--- Begin Exercise input ---
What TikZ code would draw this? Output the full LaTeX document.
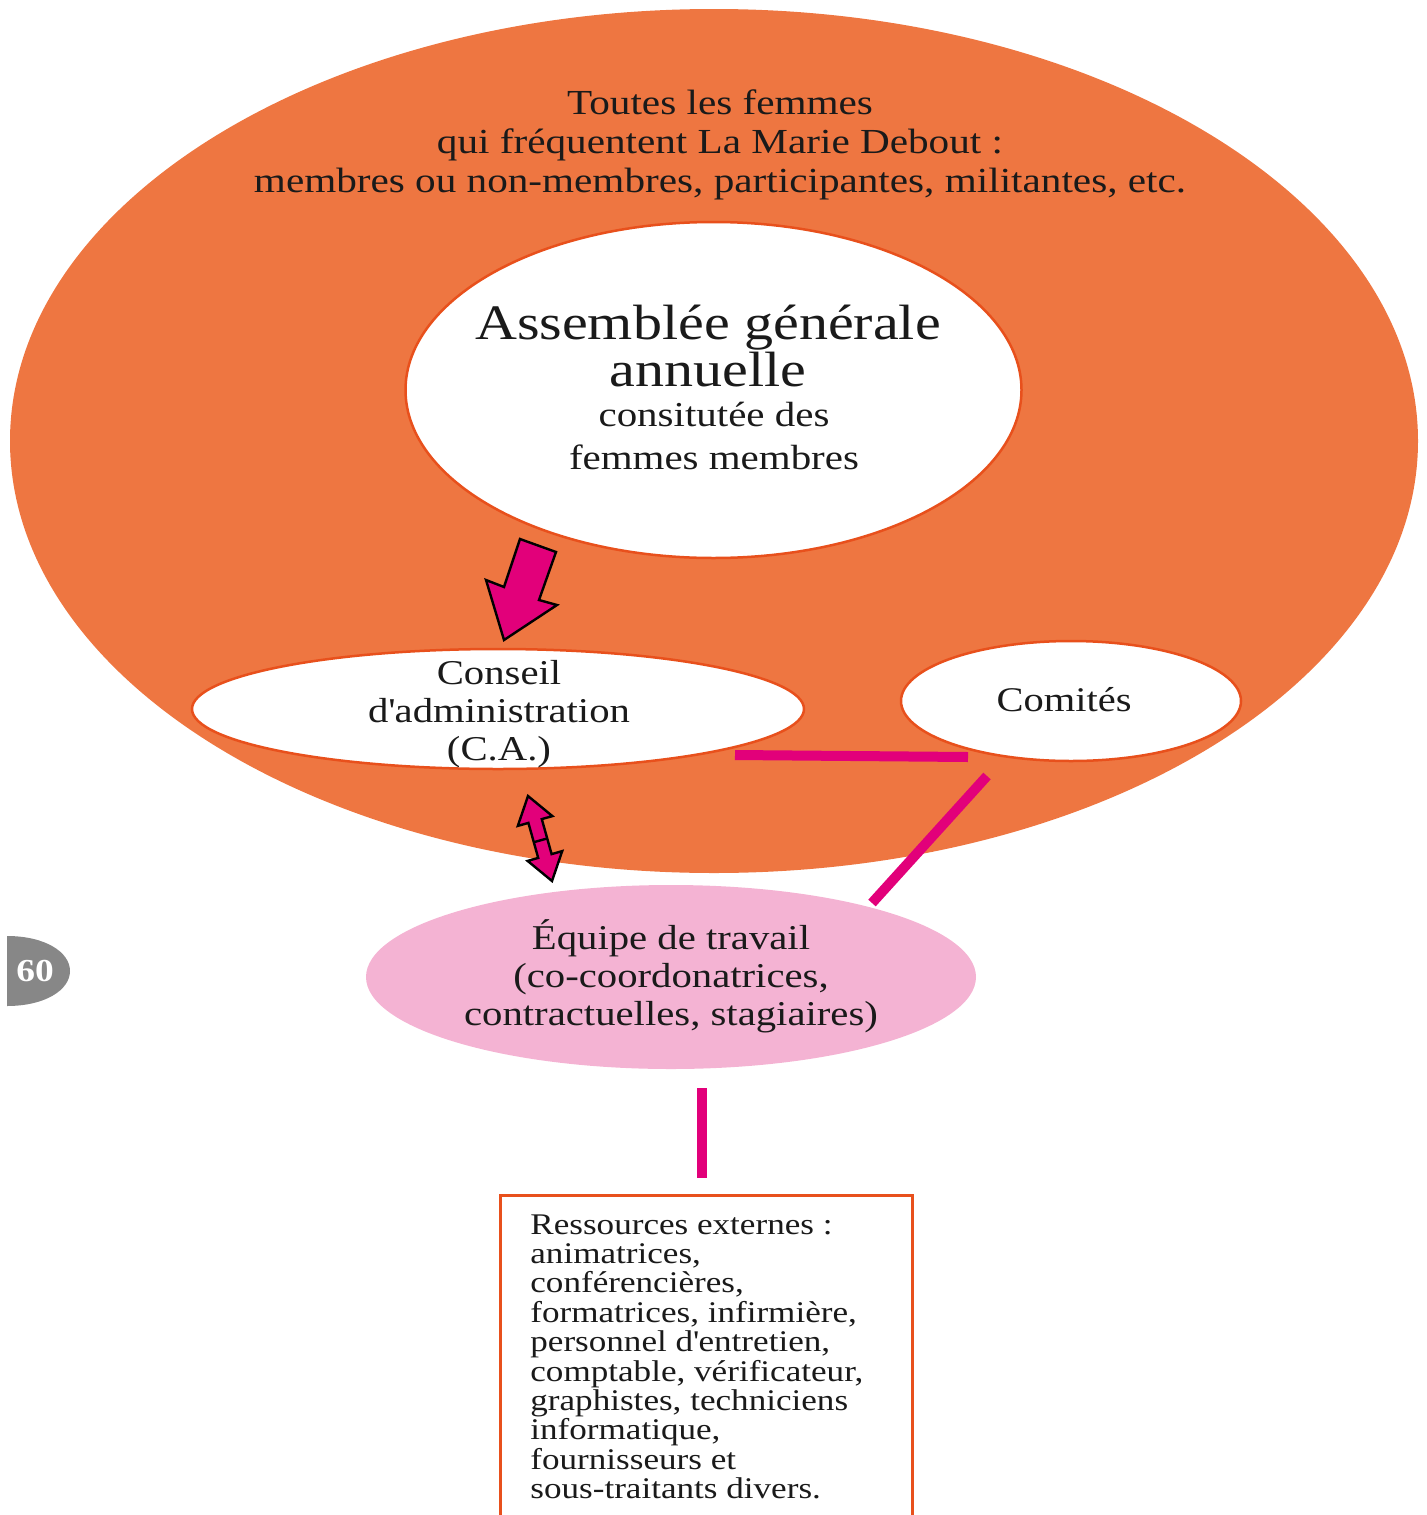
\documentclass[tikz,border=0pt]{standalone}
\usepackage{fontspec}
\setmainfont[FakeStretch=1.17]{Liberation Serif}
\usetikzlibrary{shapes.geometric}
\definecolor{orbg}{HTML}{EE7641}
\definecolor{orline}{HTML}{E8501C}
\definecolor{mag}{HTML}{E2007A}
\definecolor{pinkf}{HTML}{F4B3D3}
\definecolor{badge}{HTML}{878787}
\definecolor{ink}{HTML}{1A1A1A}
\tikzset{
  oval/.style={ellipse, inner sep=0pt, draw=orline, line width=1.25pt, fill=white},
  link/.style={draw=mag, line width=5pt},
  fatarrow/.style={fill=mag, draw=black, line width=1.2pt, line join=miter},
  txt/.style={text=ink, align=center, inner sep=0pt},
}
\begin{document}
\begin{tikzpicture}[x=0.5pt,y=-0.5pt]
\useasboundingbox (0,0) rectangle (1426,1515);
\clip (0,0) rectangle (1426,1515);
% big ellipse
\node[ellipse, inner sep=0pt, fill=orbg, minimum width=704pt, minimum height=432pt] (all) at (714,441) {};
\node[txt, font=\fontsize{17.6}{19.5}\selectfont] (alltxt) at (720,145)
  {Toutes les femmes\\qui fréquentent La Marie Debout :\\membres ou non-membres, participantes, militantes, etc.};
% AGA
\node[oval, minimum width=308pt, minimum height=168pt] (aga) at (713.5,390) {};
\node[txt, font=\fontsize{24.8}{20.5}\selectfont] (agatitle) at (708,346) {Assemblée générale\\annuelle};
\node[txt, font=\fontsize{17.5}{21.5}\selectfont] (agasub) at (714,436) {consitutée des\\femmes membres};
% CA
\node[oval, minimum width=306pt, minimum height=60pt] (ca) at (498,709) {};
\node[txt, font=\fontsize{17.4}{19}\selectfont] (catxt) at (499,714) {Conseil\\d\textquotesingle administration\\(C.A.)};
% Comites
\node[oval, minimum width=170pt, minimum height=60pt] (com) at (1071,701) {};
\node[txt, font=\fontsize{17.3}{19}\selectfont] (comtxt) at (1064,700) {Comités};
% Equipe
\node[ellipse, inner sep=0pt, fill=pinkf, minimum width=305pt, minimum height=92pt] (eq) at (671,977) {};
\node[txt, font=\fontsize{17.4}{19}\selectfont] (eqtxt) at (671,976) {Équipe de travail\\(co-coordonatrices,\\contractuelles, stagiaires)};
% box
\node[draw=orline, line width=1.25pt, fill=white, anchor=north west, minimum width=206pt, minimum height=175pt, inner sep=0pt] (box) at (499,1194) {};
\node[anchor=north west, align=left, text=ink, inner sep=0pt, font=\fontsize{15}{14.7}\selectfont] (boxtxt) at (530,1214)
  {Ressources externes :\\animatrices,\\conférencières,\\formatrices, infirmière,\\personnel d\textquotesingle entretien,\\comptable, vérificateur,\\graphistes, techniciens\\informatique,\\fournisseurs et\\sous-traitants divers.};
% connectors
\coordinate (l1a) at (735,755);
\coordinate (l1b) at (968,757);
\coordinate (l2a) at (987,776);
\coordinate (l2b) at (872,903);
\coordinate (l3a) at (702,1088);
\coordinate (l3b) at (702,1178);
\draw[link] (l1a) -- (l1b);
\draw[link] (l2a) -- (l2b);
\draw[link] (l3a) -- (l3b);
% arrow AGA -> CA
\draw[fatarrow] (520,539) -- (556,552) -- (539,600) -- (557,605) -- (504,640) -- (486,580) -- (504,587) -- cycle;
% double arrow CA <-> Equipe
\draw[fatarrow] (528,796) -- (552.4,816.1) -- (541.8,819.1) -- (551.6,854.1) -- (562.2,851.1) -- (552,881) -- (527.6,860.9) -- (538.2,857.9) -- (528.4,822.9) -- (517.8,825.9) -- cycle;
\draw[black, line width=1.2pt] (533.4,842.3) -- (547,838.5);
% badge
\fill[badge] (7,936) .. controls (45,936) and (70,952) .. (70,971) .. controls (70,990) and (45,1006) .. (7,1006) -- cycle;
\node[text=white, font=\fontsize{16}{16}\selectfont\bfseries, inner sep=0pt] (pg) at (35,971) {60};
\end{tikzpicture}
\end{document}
--- End Exercise input ---
--- Begin Exercise input ---
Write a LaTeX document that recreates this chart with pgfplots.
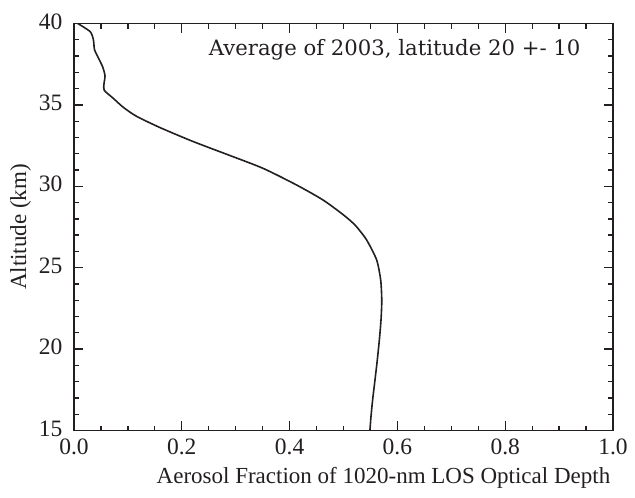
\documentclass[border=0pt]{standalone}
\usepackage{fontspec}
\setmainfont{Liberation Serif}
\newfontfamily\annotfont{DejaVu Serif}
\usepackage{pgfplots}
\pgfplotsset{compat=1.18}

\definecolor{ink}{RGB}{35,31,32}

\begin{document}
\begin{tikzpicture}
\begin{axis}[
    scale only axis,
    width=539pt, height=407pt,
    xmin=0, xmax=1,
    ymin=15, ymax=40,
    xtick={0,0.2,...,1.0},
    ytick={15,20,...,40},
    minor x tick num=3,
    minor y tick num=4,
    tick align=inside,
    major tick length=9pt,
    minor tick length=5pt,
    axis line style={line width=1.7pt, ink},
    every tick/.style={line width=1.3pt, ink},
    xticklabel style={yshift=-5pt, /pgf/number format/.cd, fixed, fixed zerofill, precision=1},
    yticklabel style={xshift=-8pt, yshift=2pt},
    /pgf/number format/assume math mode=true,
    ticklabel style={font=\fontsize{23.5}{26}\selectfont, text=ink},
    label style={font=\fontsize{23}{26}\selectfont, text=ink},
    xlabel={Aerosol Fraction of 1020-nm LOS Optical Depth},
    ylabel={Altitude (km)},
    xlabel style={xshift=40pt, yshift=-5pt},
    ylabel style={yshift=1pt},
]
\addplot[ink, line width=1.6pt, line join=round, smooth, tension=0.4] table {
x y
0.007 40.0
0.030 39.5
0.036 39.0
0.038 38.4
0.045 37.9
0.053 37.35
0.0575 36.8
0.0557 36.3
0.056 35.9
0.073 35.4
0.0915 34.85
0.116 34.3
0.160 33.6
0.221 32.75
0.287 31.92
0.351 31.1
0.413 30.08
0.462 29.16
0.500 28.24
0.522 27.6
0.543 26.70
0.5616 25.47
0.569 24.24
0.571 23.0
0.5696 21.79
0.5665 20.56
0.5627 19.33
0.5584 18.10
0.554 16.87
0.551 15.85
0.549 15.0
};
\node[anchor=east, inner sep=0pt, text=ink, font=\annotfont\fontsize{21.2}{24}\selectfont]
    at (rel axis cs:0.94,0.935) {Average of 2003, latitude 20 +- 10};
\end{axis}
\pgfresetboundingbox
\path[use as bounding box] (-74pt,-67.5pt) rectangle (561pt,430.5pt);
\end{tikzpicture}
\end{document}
--- End Exercise input ---
Your goal: What is the number of lines that contain "draw"? Reply with that number alone.

Exercise output: 11